## Exercise brief
Only the lines from the start of the data through the line containing "import numpy as np" should be written out, exactly as they are, with both ends included and the pictures left out.

## Collected material

— Start —

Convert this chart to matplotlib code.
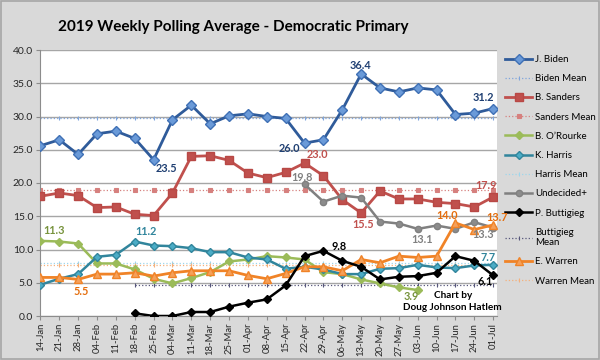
import matplotlib
matplotlib.use("Agg")
import matplotlib.pyplot as plt
import numpy as np

dates = ["14-Jan", "21-Jan", "28-Jan", "04-Feb", "11-Feb", "18-Feb", "25-Feb",
         "04-Mar", "11-Mar", "18-Mar", "25-Mar", "01-Apr", "08-Apr", "15-Apr",
         "22-Apr", "29-Apr", "06-May", "13-May", "20-May", "27-May", "03-Jun",
         "10-Jun", "17-Jun", "24-Jun", "01-Jul"]

biden = [25.6, 26.5, 24.3, 27.4, 27.8, 26.7, 23.5, 29.5, 31.7, 28.9, 30.1, 30.4,
         30.0, 29.7, 26.0, 26.5, 31.0, 36.4, 34.3, 33.7, 34.3, 34.0, 30.3, 30.5, 31.2]
sanders = [18.0, 18.5, 18.1, 16.3, 16.4, 15.3, 15.1, 18.5, 24.0, 24.1, 23.4, 21.5,
           20.8, 21.6, 23.0, 21.1, 17.5, 15.5, 18.8, 17.6, 17.6, 17.1, 16.9, 16.4, 17.9]
orourke = [11.3, 11.2, 10.9, 7.9, 7.9, 7.0, 5.6, 4.9, 5.7, 6.6, 8.2, 8.5,
           9.0, 8.8, 8.5, 6.6, 6.3, 5.5, 4.9, 4.3, 3.9] + [None] * 4
harris = [4.7, 5.6, 6.3, 8.9, 9.2, 11.2, 10.6, 10.5, 10.2, 9.6, 9.6, 8.8,
          8.5, 7.1, 7.4, 7.0, 6.3, 6.3, 7.1, 7.2, 7.7, 7.3, 7.2, 7.6, 7.7]
undecided = [None] * 14 + [19.8, 17.2, 18.1, 17.8, 14.2, 13.9, 13.1, 13.6, 13.1, 14.1, 13.3]
buttigieg = [None] * 5 + [0.4, 0.0, 0.0, 0.6, 0.6, 1.4, 2.0, 2.5, 4.6, 9.0, 9.8,
                          8.3, 7.4, 5.5, 5.9, 6.0, 6.5, 9.0, 8.3, 6.1]
warren = [5.8, 5.8, 5.5, 6.3, 6.3, 6.5, 6.0, 6.5, 6.8, 6.8, 6.8, 6.1,
          5.6, 6.4, 7.4, 7.4, 6.8, 8.5, 8.0, 9.0, 8.8, 9.0, 14.0, 13.0, 13.7]

biden_mean = 29.7
sanders_mean = 18.9
harris_mean = 7.9
buttigieg_mean = 4.7
warren_mean = 7.6
buttigieg_start = 5

def arr(v):
    return np.array([np.nan if x is None else x for x in v], dtype=float)

x = np.arange(len(dates))

fig = plt.figure(figsize=(6, 3.6), dpi=100, facecolor="#d9d9d9")
fig.patches.append(plt.Rectangle((0.002, 0.003), 0.996, 0.994, transform=fig.transFigure,
                                 fill=False, edgecolor="#a6a6a6", linewidth=1.2))
ax = fig.add_axes([40 / 600, 44 / 360, 457 / 600, 266 / 360])
ax.set_facecolor("white")

FONT = "Lato"

ax.set_ylim(0, 40)
ax.set_xlim(-0.02, 24.2)
ax.set_yticks(np.arange(0, 41, 5))
ax.set_yticklabels([f"{v:.1f}" for v in np.arange(0, 41, 5)], fontsize=7.5, family=FONT, color="#262626")
ax.yaxis.grid(True, color="#a6a6a6", linewidth=1.0)
ax.set_axisbelow(True)
ax.set_xticks(x)
ax.set_xticklabels(dates, rotation=90, fontsize=6.8, family=FONT, color="#262626")
for s in ["top", "right"]:
    ax.spines[s].set_visible(False)
for s in ["left", "bottom"]:
    ax.spines[s].set_color("#8c8c8c")
ax.tick_params(axis="both", color="#8c8c8c", length=3, pad=2)

def mean_line(val, start, color, marker, label):
    xs = x[start:]
    ax.plot(xs, [val] * len(xs), linestyle=":", color=color, linewidth=0.9,
            marker=marker, markersize=2.2, markeredgewidth=0.8, label=label, zorder=2)

ax.plot(x, arr(biden), color="#2f5b9a", linewidth=2, marker="D", markersize=4.8,
        markerfacecolor="#6a9ad8", markeredgecolor="#3f70b5", label="J. Biden", zorder=5)
mean_line(biden_mean, 0, "#7fa5dc", "|", "Biden Mean")
ax.plot(x, arr(sanders), color="#c0504d", linewidth=2, marker="s", markersize=5.5,
        markerfacecolor="#c0504d", markeredgecolor="#b84845", label="B. Sanders", zorder=5)
mean_line(sanders_mean, 0, "#d6807e", "s", "Sanders Mean")
ax.plot(x, arr(orourke), color="#9bbb59", linewidth=1.8, marker="D", markersize=3.6,
        markerfacecolor="#9bbb59", markeredgecolor="#9bbb59", label="B. O\u2019Rourke", zorder=5)
ax.plot(x, arr(harris), color="#31859c", linewidth=1.8, marker="D", markersize=3.6,
        markerfacecolor="#4bacc6", markeredgecolor="#31859c", label="K. Harris", zorder=5)
mean_line(harris_mean, 0, "#9dd6ec", "|", "Harris Mean")
ax.plot(x, arr(undecided), color="#808080", linewidth=1.8, marker="o", markersize=4.5,
        markerfacecolor="#8c8c8c", markeredgecolor="#808080", label="Undecided+", zorder=5)
ax.plot(x, arr(buttigieg), color="black", linewidth=1.8, marker="D", markersize=3.6,
        markerfacecolor="black", label="P. Buttigieg", zorder=6)
mean_line(buttigieg_mean, buttigieg_start, "#55557a", "|", "Buttigieg\nMean")
ax.plot(x, arr(warren), color="#f08327", linewidth=2, marker="^", markersize=5.5,
        markerfacecolor="#f5a05a", markeredgecolor="#f08327", label="E. Warren", zorder=5)
mean_line(warren_mean, 0, "#f5b07a", "|", "Warren Mean")

labels = [
    (biden, 6, "23.5", 13, -9, "#1f3f72"),
    (biden, 14, "26.0", -15, -5, "#1f3f72"),
    (biden, 17, "36.4", -1, 8, "#1f3f72"),
    (biden, 24, "31.2", -10, 11, "#1f3f72"),
    (sanders, 14, "23.0", 13, 9, "#c0504d"),
    (sanders, 17, "15.5", 2, -12, "#c0504d"),
    (sanders, 24, "17.9", -7, 11, "#c0504d"),
    (undecided, 14, "19.8", -3, 7, "#808080"),
    (undecided, 20, "13.1", 4, -11, "#808080"),
    (undecided, 24, "13.3", -10, -7, "#808080"),
    (warren, 2, "5.5", 3, -12, "#e46c0a"),
    (warren, 22, "14.0", -8, 7, "#e46c0a"),
    (warren, 24, "13.7", 4, 7, "#e46c0a"),
    (orourke, 0, "11.3", 14, 10, "#77933c"),
    (orourke, 20, "3.9", -7, -6, "#77933c"),
    (harris, 5, "11.2", 11, 10, "#31859c"),
    (harris, 24, "7.7", -5, 7, "#31859c"),
    (buttigieg, 15, "9.8", 16, 4, "black"),
    (buttigieg, 24, "6.1", -8, -6, "black"),
]
for series, i, txt, dx, dy, col in labels:
    ax.annotate(txt, xy=(x[i], series[i]), xytext=(dx, dy), textcoords="offset pixels",
                ha="center", va="center", fontsize=7.8, fontweight="bold", family=FONT,
                color=col, zorder=8, annotation_clip=False)

ax.text(21.85, 3.1, "Chart by", ha="center", va="center",
        fontsize=7.2, fontweight="bold", family=FONT, color="black", zorder=8)
ax.text(21.85, 1.3, "Doug Johnson Hatlem", ha="center", va="center",
        fontsize=7.2, fontweight="bold", family=FONT, color="black", zorder=8)

fig.text(233 / 600, 1 - 27 / 360, "2019 Weekly Polling Average - Democratic Primary",
         ha="center", va="center", fontsize=11, fontweight="bold", family=FONT, color="black")

ax.legend(loc="upper left", bbox_to_anchor=(505 / 600, 1 - 55 / 360),
          bbox_transform=fig.transFigure, frameon=False, prop={"family": FONT, "size": 7},
          handlelength=2.8, handletextpad=0.3, labelspacing=1.05, borderpad=0, borderaxespad=0)

fig.savefig("out.png", dpi=100, facecolor=fig.get_facecolor())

— End —

## Exercise output
Convert this chart to matplotlib code.
import matplotlib
matplotlib.use("Agg")
import matplotlib.pyplot as plt
import numpy as np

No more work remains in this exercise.